Auch wenn Meschrabpom-Rus innerhalb der nationalisierten russischen Filmwirtschaft eine privilegierte Position genoss – durch die Geschäftsform einer deutsch-russischen Aktiengesellschaft hatte das halbprivate Studio mehr Freiheiten als andere sowjetische Firmen, die im Staatsbesitz waren –, führte an der Zusammenarbeit mit dem sozialistischen Regime kein Weg vorbei. Filme wie »Sein Mahnruf« von Jakow Protasanow (1925), Wsewolod Pudowkins »Die Mutter« (1926) oder »Das Ende von Sankt Petersburg« (1927) von Pudowkin und Michail Doller machten aber nur einen kleinen Teil der Gesamtproduktion aus. Häufig dienten diese Filme auch als Schutz vor Angriffen seitens der Parteibürokratie, die dem Studio »ideologische Verfehlungen« und einen »Hang zum Kleinbürgerlichen« vorwarf. Eine andere Strategie, den Anforderungen der Partei zu begegnen und sich dadurch die Legitimation für die populäre Spielfilmproduktion zu verschaffen, war die Einrichtung einer wissenschaftlichen Produktionsabteilung.

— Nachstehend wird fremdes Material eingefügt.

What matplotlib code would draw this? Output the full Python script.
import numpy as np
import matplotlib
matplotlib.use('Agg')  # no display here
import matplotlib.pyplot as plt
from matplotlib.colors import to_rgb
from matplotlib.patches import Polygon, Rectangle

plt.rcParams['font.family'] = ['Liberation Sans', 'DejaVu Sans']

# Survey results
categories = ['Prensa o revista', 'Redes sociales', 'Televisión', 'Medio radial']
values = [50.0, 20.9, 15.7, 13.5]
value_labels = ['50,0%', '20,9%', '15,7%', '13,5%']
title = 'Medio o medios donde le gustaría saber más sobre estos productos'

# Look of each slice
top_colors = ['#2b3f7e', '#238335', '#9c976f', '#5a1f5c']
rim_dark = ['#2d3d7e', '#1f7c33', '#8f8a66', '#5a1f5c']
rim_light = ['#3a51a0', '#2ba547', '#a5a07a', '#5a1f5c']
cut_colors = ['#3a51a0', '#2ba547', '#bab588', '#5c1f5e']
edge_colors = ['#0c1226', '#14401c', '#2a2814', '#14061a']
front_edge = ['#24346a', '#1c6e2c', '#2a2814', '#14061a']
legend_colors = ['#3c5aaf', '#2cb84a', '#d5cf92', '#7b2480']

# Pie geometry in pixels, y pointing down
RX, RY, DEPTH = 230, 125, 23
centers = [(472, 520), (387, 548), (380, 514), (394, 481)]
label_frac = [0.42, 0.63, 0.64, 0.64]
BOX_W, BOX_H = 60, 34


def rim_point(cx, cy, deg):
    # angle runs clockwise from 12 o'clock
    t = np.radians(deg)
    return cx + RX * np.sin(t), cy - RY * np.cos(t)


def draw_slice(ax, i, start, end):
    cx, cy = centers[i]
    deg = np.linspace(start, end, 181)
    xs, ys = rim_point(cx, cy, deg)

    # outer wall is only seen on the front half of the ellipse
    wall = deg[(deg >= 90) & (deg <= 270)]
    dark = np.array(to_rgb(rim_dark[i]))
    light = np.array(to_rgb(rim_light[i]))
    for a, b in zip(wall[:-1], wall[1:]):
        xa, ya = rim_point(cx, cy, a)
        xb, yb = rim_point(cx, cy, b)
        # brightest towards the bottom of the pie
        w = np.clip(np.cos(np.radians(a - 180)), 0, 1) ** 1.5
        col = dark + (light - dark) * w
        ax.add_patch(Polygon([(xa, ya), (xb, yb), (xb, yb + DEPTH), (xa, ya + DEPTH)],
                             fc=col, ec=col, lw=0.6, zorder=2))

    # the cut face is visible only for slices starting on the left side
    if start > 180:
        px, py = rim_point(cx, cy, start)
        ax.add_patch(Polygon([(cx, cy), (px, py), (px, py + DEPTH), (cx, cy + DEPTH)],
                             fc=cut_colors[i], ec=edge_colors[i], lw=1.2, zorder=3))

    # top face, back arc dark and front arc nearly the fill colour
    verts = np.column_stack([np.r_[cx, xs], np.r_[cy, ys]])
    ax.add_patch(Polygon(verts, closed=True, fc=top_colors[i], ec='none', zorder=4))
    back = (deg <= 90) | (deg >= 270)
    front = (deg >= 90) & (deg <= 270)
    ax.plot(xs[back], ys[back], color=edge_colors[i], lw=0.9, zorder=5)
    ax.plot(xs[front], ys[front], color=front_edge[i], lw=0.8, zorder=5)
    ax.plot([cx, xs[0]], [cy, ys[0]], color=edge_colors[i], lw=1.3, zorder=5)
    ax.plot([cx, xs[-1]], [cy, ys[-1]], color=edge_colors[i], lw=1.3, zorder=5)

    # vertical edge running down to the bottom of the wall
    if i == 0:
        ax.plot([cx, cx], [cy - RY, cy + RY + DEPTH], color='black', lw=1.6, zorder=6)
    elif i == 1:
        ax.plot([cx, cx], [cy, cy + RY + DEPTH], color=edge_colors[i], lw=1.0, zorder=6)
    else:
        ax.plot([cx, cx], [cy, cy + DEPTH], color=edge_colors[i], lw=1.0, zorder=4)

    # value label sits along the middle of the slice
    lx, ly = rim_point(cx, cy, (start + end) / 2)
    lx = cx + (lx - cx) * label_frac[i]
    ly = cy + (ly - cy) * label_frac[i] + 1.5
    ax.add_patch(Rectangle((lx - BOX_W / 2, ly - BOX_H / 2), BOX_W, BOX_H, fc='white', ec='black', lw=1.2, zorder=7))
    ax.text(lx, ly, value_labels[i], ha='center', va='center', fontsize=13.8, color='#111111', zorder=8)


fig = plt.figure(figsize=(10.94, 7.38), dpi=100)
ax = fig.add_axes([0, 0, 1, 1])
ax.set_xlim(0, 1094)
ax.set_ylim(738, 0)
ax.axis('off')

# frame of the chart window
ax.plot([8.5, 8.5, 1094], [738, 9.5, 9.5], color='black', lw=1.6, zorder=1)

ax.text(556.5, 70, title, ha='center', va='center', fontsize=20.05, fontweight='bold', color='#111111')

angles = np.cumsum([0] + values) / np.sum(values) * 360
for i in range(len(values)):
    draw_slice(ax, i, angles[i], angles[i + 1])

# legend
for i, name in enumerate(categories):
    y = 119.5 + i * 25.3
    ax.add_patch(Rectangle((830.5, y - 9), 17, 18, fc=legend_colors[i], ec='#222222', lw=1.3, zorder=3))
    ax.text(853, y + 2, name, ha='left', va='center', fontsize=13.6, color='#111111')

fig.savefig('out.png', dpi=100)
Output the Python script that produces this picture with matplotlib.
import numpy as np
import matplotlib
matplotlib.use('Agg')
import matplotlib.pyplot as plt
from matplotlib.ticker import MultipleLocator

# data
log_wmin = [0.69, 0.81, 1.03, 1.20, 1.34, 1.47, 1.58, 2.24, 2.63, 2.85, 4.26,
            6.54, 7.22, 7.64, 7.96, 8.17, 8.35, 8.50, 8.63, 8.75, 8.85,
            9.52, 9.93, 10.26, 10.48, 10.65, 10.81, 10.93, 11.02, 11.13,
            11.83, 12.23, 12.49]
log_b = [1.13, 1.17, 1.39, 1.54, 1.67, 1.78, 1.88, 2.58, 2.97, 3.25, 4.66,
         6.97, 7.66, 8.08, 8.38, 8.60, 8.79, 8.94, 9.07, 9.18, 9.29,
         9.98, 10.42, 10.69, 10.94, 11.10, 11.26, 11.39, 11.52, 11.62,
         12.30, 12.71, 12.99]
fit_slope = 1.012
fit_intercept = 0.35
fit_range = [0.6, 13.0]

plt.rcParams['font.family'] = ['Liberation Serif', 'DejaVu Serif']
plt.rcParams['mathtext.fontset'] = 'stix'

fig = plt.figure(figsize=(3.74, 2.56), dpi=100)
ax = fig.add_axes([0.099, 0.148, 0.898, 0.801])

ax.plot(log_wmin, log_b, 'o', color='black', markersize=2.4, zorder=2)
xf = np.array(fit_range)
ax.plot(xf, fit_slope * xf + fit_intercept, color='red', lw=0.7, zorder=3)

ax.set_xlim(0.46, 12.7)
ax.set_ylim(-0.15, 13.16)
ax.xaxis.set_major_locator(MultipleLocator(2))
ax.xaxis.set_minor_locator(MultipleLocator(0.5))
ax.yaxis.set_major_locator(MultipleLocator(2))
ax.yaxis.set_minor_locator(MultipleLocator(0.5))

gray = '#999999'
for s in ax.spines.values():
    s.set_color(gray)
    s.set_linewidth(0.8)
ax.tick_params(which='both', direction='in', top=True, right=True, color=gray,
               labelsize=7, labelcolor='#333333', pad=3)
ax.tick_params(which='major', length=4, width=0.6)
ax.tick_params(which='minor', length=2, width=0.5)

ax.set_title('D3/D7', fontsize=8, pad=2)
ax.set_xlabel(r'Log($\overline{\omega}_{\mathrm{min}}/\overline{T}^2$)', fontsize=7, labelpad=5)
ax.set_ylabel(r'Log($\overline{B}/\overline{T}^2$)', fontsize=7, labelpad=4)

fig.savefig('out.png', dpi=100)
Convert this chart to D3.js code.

Der sogenannte Kulturfilm war politisiertes Bildungs- und Aufklärungskino, folgte aber dennoch den ästhetischen und formalen Ansprüchen des spektakulären Kinos. Zwar hatten sich die Regisseure von Meschrabpom den genrespezifischen Vorgaben des Kulturfilms zu stellen, sie mussten dabei aber ihren eigenen Stil verleugnen, wie man etwa an Pudowkins recht drastischem Film über Pawlows Lehre vom bedingten Reflex sehen kann (»Die Mechanik des Gehirns«, 1926). Bisweilen wurden die damals beherrschenden Themen wie Elektrifizierung, Modernisierung und Industrialisierung mittels spektakulärer technischer Effekte visualisiert. So war etwa Lew Kuleschows »40 Herzen« (1930) über die Elektrifizierung der UdSSR auch eine Innovation im Bereich der Animation. 40 geplante Kraftwerke werden darin als vierzig leuchtende Herzen gezeigt – ein eingängiges Bild für das Pulsieren der Modernität. Auch der Film »Zwei Ozeane« (1933) von Wladimir Schnejderow und Jakow Kuper gilt vordergründig der stolzen Demonstration sozialistischer Planerfüllung. Der Film dokumentiert eine Expedition des kohlebetriebenen Eisbrechers Sibirjakow durch den Arktischen Ozean bis zum Pazifik. Eher am Rande wird auf der Reise durch die klirrende Kälte die staatstragende Rhetorik abgehandelt. »Zwei Ozeane« ist weniger ein Propaganda- als ein Abenteuerfilm. So setzen die Filmemacher die Reparatur einer gebrochenen Schiffsschraube und die Begegnung der »Polar-Bolschewiken« mit ein paar Eisbären spannungsvoll in Szene oder stellen den Seegang auf dramatische Weise kameratechnisch nach. Zwischendurch fällt der Blick immer wieder auf das Wasser und die wogenden Wellen, es entstehen kontemplative Bilder, die sich fast aus der Narration herauszulösen scheinen.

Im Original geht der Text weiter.